Well, depending on how you feel about it, maybe, maybe not.  For me, it will be once I’m done with this semester and headed home.  And then I can double down on the advent calendar, gift wrapping, holiday preparation whole nine yards.

Because college has seriously cramped my festive style.  (I miss the 25 days of Christmas on ABC (Is it ABC?)).  All they do here at university is get drunk at holiday parties. And the guys next door (not the ones we share a bathroom with, the other ones) blast Mariah Carey’s All I Want for Christmas is You while I try to do my thesis. Bah Humbug.
Finals aren’t even over until the 21st.

I’ve done a bit better this year.  I cornered a children’s choir and made them sing Go Tell it on the Mountain, which is one of my favorite carols. Okay, actually I ran into them and they were going to sing anyway. But it was such an unexpected coup and I feel so deviously satisfied.
I also got to watch a single Christmas movie one of the days after Thanksgiving.  Still far behind my young self, but doing better than some recent years.
And a horse-drawn carriage giving free rides stopped in front of me today so I hopped on and they took me around the block, which was lovely.  The horses were named Ben and Luke, a Clydesdale and Percheron x Thoroughbred. And I’m very satisfied because I guessed their breeds correctly.  My horse knowledge hasn’t all wasted away.
And I think the performance of the Messiah will be happening soon at the chapel.  That’s always excellent. Last year I went and worked on my fifty page lab report. Woo!

So here’s a list of the cheesy Christmas specials that I’m missing (for now).  They’re kind of in the order of what I love most, which mostly reflects what I liked as a child rather than what is ‘good’. And I’m omitting movies I haven’t seen (and movies I couldn’t make it through- like Arthur Christmas).

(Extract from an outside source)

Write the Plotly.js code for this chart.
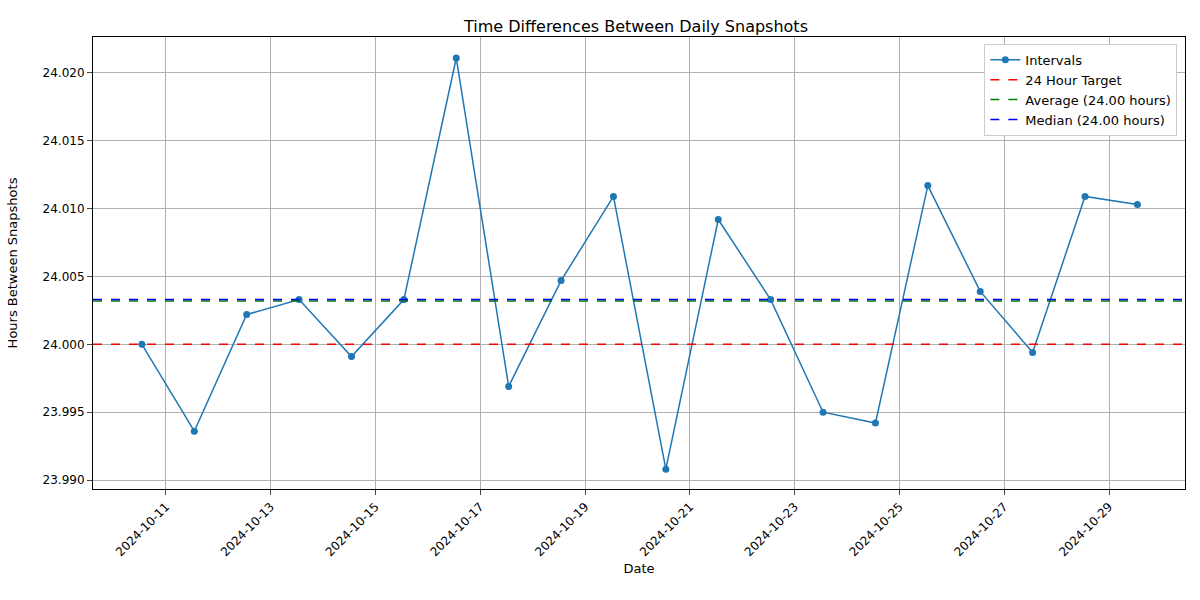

  • How the Grinch Stole Christmas (cartoon): I always knew this would be the ultimate.
  • A Walt Disney Christmas: This is a VHS tape we have that I pretty much live for come the holidays. It’s a bunch of holiday shorts from Disney.  It starts with Once Upon a Wintertime, which is lovely, but my favorite is definitely Santa’s Workshop and the toys being delivered to the family and the littlest son with the button up butt patch onesie (I don’t know what to call those) gets a pupper.
  • It’s a Wonderful Life: WOW. 1) Jimmy Stewart. 2) existential crises. 3) Zuzu ❤ What an adorable name. 4) Lionel Barrymore/Mr. Potter= villain goals. 5) Donna Reed is gorgeous. 6) BUFFALO GALS!
  • A Christmas Carol (with Alastair Sim): My parents have always been huge fans of this but I only started appreciating it more in high school. It was a bit much for little me to handle. But it’s lovely. Melodrama with that excellent dash of Dickensian humor. And the opening line- Old Marley was as dead as a doornail- is unforgettable.
  • A Charlie Brown Christmas: Awww, so many feels. And the song Christmas Time is Here is so lovely and melancholic.
  • Rudolph the Red Nosed Reindeer: Burl Ives is a dapper snowman and that takes on importance as everything else begins to annoy me. Santa is a hungry brutal and bitter old man who hates diversity in his inbred reindeer population. Also fond of Hermy because I had a friend who reminded me of him. Favorite song is Have a Holly Jolly Christmas.
  • The Grinch (2000 live action): This may be the worst movie ever but I love it. It’s bright and colorful and gaudy and sometimes kind of funny.  Also Jenny from Gossip Girl is Cindy Lou Who and that is WEIRD.
  • Rise of the Guardians: I only watched this for the first time this year but I highly recommend it.  It’s an animation in which a group of superheroes (the guardians) including the Tooth Fairy, a Russian Santa, the Sandman, an Australian Easter Bunny, and Jack Frost must come together to protect children from the bogeyman, Pitch. I don’t understand why it’s not universally beloved.
  • Elf: Eminently quotable. “Not now, Arctic Puffin”. The quotes from Elf are a whole other list.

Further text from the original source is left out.